The final statement was due at the end of this week, but has been delayed with no future relase date given. The company had planned to break ground on the wind farm at the end of 2019, but this delay could push that timeline back.
"We understand that, as the first commercial scale offshore wind project in the US, the Vineyard Wind project will undergo extraordinary review before receiving approvals," a brief statement from the company read. "As with any project of this scale and complexity, changes to the schedule are anticipated."
In the same week, Edgartown Conservation Commission members voted 5-1 against approval of a Vineyard Wind cable that would run under the water near their shores. Jane Varkonda, an agent for the Commission said the decision was a difficult one for the Commission, as members are all aware of the growing need for renewable energy.

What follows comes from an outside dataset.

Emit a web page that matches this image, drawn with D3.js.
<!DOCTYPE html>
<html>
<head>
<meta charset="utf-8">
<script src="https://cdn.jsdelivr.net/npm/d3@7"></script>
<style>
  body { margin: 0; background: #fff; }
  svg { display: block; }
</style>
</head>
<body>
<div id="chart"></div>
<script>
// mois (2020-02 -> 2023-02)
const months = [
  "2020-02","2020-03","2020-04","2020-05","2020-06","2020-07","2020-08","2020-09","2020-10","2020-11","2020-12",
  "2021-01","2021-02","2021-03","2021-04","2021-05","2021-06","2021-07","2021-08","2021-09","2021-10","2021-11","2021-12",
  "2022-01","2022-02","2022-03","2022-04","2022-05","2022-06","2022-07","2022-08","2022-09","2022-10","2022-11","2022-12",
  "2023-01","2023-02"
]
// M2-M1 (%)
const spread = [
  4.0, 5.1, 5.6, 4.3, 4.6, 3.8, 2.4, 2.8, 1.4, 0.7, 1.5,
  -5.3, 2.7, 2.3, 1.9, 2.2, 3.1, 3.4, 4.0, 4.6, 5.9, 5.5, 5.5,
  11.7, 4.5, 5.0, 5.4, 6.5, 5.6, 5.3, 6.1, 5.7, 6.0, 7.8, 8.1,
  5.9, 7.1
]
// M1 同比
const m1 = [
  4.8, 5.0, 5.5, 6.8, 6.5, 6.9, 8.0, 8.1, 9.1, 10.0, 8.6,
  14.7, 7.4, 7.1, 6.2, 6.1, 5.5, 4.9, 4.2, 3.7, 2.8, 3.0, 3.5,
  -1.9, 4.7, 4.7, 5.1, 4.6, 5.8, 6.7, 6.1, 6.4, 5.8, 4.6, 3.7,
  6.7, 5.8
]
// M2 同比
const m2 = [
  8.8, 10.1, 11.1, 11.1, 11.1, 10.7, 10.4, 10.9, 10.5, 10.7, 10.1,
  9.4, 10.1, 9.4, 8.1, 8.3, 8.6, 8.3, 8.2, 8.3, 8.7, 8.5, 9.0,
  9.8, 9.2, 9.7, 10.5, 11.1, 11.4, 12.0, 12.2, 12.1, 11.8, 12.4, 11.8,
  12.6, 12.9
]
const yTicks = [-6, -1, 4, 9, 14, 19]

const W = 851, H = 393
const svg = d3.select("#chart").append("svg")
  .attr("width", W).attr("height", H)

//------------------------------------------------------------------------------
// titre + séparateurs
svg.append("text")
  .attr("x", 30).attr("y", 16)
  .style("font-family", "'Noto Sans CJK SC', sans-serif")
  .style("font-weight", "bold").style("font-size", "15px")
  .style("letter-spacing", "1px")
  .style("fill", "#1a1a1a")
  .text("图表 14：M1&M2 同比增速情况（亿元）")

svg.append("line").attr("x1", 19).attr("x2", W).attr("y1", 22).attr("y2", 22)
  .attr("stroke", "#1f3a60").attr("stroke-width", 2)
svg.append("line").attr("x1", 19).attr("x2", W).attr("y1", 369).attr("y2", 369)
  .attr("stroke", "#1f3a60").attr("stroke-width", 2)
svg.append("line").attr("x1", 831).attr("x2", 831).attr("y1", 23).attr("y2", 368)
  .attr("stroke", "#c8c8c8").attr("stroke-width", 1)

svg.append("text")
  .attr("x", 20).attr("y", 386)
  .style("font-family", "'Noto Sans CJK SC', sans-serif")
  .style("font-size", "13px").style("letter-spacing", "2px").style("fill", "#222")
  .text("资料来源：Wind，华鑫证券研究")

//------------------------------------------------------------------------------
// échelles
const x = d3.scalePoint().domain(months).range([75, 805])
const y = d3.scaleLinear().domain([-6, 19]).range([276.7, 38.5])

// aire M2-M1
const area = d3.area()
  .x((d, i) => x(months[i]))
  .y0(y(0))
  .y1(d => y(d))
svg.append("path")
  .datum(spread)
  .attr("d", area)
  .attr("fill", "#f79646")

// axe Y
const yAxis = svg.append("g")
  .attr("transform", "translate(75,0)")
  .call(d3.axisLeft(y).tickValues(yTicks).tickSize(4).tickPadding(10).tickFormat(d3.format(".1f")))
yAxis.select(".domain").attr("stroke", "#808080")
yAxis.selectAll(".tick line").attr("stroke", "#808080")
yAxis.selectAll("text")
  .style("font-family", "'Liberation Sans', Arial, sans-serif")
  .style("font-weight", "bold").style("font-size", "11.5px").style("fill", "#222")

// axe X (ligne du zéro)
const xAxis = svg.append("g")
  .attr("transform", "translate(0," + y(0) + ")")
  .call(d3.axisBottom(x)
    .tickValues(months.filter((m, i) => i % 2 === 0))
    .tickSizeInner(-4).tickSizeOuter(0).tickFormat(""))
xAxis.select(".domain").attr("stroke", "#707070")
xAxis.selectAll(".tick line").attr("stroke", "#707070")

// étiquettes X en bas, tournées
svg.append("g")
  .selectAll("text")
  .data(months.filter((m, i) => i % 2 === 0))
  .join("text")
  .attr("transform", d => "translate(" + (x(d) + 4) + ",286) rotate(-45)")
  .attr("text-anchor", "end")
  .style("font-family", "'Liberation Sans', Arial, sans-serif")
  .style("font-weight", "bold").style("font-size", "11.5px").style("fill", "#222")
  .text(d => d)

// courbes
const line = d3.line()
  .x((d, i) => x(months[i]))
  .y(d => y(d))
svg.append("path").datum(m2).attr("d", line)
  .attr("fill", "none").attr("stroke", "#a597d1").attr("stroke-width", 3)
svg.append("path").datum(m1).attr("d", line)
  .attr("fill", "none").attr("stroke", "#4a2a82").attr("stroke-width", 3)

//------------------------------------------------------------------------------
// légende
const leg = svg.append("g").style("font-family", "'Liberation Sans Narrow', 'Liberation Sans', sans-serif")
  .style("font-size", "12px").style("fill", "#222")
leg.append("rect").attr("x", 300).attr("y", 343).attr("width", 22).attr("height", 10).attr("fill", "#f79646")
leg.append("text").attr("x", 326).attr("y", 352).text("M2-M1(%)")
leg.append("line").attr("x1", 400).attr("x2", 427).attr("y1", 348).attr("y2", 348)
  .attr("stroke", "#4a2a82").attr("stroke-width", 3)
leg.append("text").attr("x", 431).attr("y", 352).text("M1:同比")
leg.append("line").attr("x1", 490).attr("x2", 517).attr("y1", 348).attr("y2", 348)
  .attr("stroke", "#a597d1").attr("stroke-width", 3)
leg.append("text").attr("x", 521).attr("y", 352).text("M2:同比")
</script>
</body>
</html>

"Everybody is concerned about global warming, everybody knows that we need to get away from fossil fuels," Varkonda said. "But the commission at this point did not believe the applicant had presented adequate enough information for the commission to determine that there would be no long term or adverse impacts on land under the ocean." She added that members remained unsure about how the turbines could impact fishing in the area.
While Vineyard Wind partners felt that the project could still continue with little impact to its construction timeline, the two setbacks have worried other offshore wind officials, who say a delay from the federal government might not bode well for the incoming offshore wind industry. Massachusetts recently doubled down on its commitment to offshore wind in the region, when last month it called for the procurement of an additional 1,600 megawatts of offshore wind energy off its coast.